As for solutions. Ideally we do implement the APIs per service (that's the end goal), but we ALSO make libraries that do deletion of resource using the existing APIs. If the library sees that a service version is one with the purge API it uses it, otherwise it has a fallback for less efficient deletion. This has the major benefit of working for all existing deployments, and ones stuck on older OpenStack versions. This is a universal problem and we need to solve it backwards AND forwards.
By doing both (with a first step focus on the libraries) we can actually give projects more time to build the purge API, and maybe have the API portion of the goal extend into another cycle if needed.
Essentially, we'd make a purge library that uses the SDK to delete resources. If a service has a purge endpoint, then the library (via the SDK) uses that. The specifics of how the library purges, or if the library will be split into multiple libraries (one top level, and then one per service) is to be decided.
A rough look at what a deletion process might looks like: 1. Disable project in Keystone (so no new resources can be created or modified), or clear all role assignments (and api-keys) from project. 2. Purge platform orchestration services (Magnum, Sahara 3. Purge Heat (Heat after Magnum, because magnum and such use Heat, and deleting Heat stacks without deleting the 'resource' which uses that stack can leave a mess) 4. Purge everything left (order to be decided or potentially dynamically chosen). 5. Delete or Disable Keystone project (disable is enough really).
One important thing we need to discuss is about rollback. If any service or some services not able to delete their resources then, what Purge library should do ? error and rollback? success with non-deleted resources left behind ? error with saying list of non-deleted resources and hold the project deletion till then ? or It can be multiple run deletion but keep the project in disable state until all resources are gone. Because this library is going to provide the functionality of cleanup everything. Half cleaned project deletion can be another issue. IMO project can be in disable state until user able to delete all the resource from the library we provide. -gmann
The actor is then first a CLI built into the purge library as a OSClient command, then secondly maybe an API or two in Adjutant which will use this library. Or anyone can use the library and make anything they want an actor.

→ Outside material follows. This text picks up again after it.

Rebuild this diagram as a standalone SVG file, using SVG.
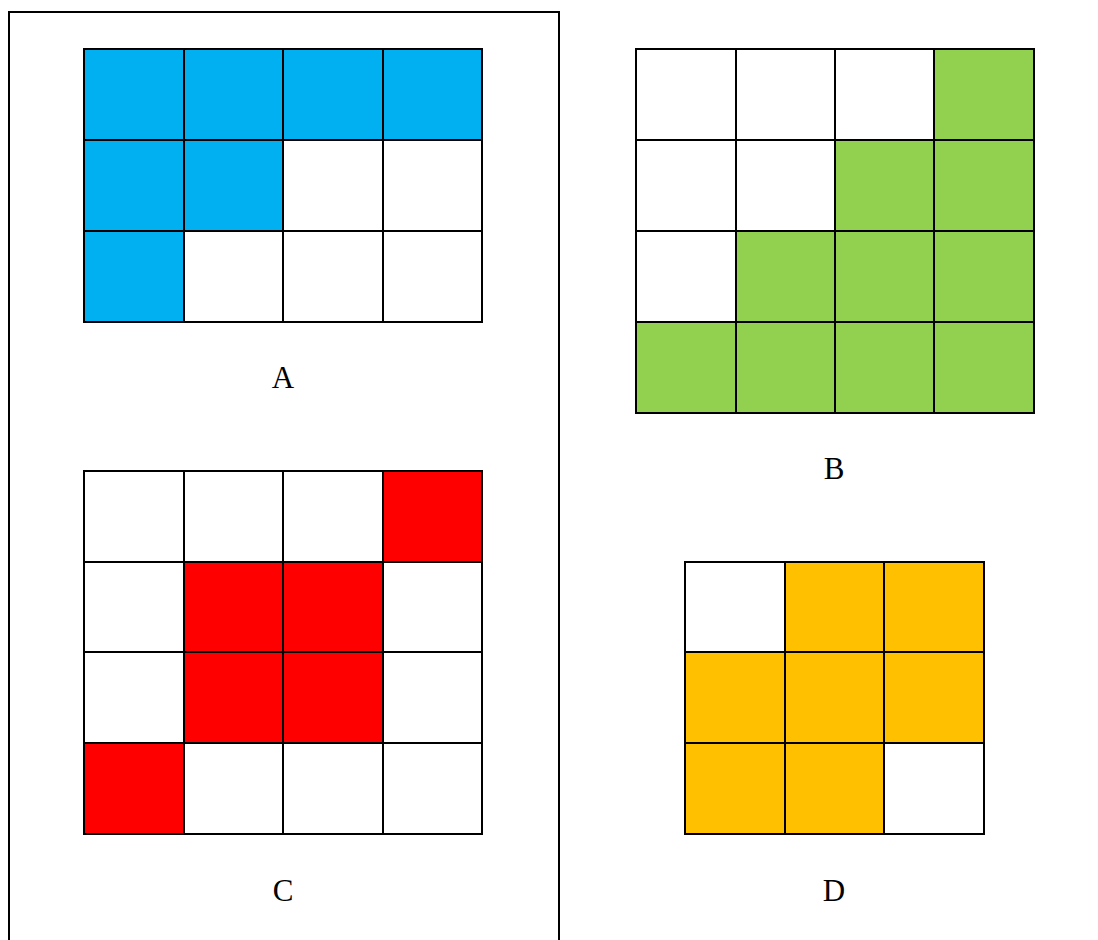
<svg xmlns="http://www.w3.org/2000/svg" width="1098" height="940" viewBox="0 0 1098 940">
<style>
.c{stroke:#000;stroke-width:2;}
.w{fill:#fff}.b{fill:#00B0F0}.g{fill:#92D050}.r{fill:#FF0000}.y{fill:#FFC000}
.t{font-family:"Liberation Serif",serif;font-size:31px;text-anchor:middle;fill:#000}
</style>
<rect x="0" y="0" width="1098" height="940" fill="#fff"/>
<path d="M9 945 V12 H559 V945" fill="none" stroke="#000" stroke-width="2"/>
<g id="A">
<rect class="c b" x="84" y="49" width="100" height="91"/>
<rect class="c b" x="184" y="49" width="99" height="91"/>
<rect class="c b" x="283" y="49" width="100" height="91"/>
<rect class="c b" x="383" y="49" width="99" height="91"/>
<rect class="c b" x="84" y="140" width="100" height="91"/>
<rect class="c b" x="184" y="140" width="99" height="91"/>
<rect class="c w" x="283" y="140" width="100" height="91"/>
<rect class="c w" x="383" y="140" width="99" height="91"/>
<rect class="c b" x="84" y="231" width="100" height="91"/>
<rect class="c w" x="184" y="231" width="99" height="91"/>
<rect class="c w" x="283" y="231" width="100" height="91"/>
<rect class="c w" x="383" y="231" width="99" height="91"/>
<text class="t" x="283" y="388">A</text>
</g>
<g id="B">
<rect class="c w" x="636" y="49" width="100" height="91"/>
<rect class="c w" x="736" y="49" width="99" height="91"/>
<rect class="c w" x="835" y="49" width="99" height="91"/>
<rect class="c g" x="934" y="49" width="100" height="91"/>
<rect class="c w" x="636" y="140" width="100" height="91"/>
<rect class="c w" x="736" y="140" width="99" height="91"/>
<rect class="c g" x="835" y="140" width="99" height="91"/>
<rect class="c g" x="934" y="140" width="100" height="91"/>
<rect class="c w" x="636" y="231" width="100" height="91"/>
<rect class="c g" x="736" y="231" width="99" height="91"/>
<rect class="c g" x="835" y="231" width="99" height="91"/>
<rect class="c g" x="934" y="231" width="100" height="91"/>
<rect class="c g" x="636" y="322" width="100" height="91"/>
<rect class="c g" x="736" y="322" width="99" height="91"/>
<rect class="c g" x="835" y="322" width="99" height="91"/>
<rect class="c g" x="934" y="322" width="100" height="91"/>
<text class="t" x="834" y="479">B</text>
</g>
<g id="C">
<rect class="c w" x="84" y="471" width="100" height="91"/>
<rect class="c w" x="184" y="471" width="99" height="91"/>
<rect class="c w" x="283" y="471" width="100" height="91"/>
<rect class="c r" x="383" y="471" width="99" height="91"/>
<rect class="c w" x="84" y="562" width="100" height="90"/>
<rect class="c r" x="184" y="562" width="99" height="90"/>
<rect class="c r" x="283" y="562" width="100" height="90"/>
<rect class="c w" x="383" y="562" width="99" height="90"/>
<rect class="c w" x="84" y="652" width="100" height="91"/>
<rect class="c r" x="184" y="652" width="99" height="91"/>
<rect class="c r" x="283" y="652" width="100" height="91"/>
<rect class="c w" x="383" y="652" width="99" height="91"/>
<rect class="c r" x="84" y="743" width="100" height="91"/>
<rect class="c w" x="184" y="743" width="99" height="91"/>
<rect class="c w" x="283" y="743" width="100" height="91"/>
<rect class="c w" x="383" y="743" width="99" height="91"/>
<text class="t" x="283" y="901">C</text>
</g>
<g id="D">
<rect class="c w" x="685" y="562" width="100" height="90"/>
<rect class="c y" x="785" y="562" width="99" height="90"/>
<rect class="c y" x="884" y="562" width="100" height="90"/>
<rect class="c y" x="685" y="652" width="100" height="91"/>
<rect class="c y" x="785" y="652" width="99" height="91"/>
<rect class="c y" x="884" y="652" width="100" height="91"/>
<rect class="c y" x="685" y="743" width="100" height="91"/>
<rect class="c y" x="785" y="743" width="99" height="91"/>
<rect class="c w" x="884" y="743" width="100" height="91"/>
<text class="t" x="834" y="901">D</text>
</g>
<g id="connectors"></g>
</svg>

Ideally if we can even make the library allow selectively choosing which services to purge (conditional on dependency chain), that could be useful for cases where a user wants to delete everything except maybe what's in Swift or Cinder.
This is in many ways a HUGE goal, but one that we really need to accomplish. We've lived with this problem too long and the longer we leave it unsolved, the harder it becomes.
On 22/01/19 9:30 AM, Lance Bragstad wrote:
On Mon, Jan 21, 2019 at 2:18 PM Ed Leafe <ed@leafe.com> wrote: On Jan 21, 2019, at 1:55 PM, Lance Bragstad <lbragstad@gmail.com> wrote: > > Are you referring to the system scope approach detailed on line 38, here [0]?
Yes.
> I might be misunderstanding something, but I didn't think keystone was going to iterate all available services and call clean-up APIs. I think it was just that services would be able to expose an endpoint that cleans up resources without a project scoped token (e.g., it would be system scoped [1]). > > [0] https://etherpad.openstack.org/p/community-goal-project-deletion > [1] https://docs.openstack.org/keystone/latest/admin/tokens-overview.html#system...
It is more likely that I’m misunderstanding. Reading that etherpad, it appeared that it was indeed the goal to have project deletion in Keystone cascade to all the services, but I guess I missed line 19.
So if it isn’t Keystone calling this API on all the services, what would be the appropriate actor?
The actor could still be something like os-purge or adjutant [0]. Depending on how the implementation shakes out in each service, the implementation in the actor could be an interation of all services calling the same API for each one. I guess the benefit is that the actor doesn't need to manage the deletion order based on the dependencies of the resources (internal or external to a service). Adrian, and others, have given this a bunch more thought than I have. So I'm curious to hear if what I'm saying is in line with how they've envisioned things. I'm recalling most of this from Berlin. [0] https://adjutant.readthedocs.io/en/latest/
-- Ed Leafe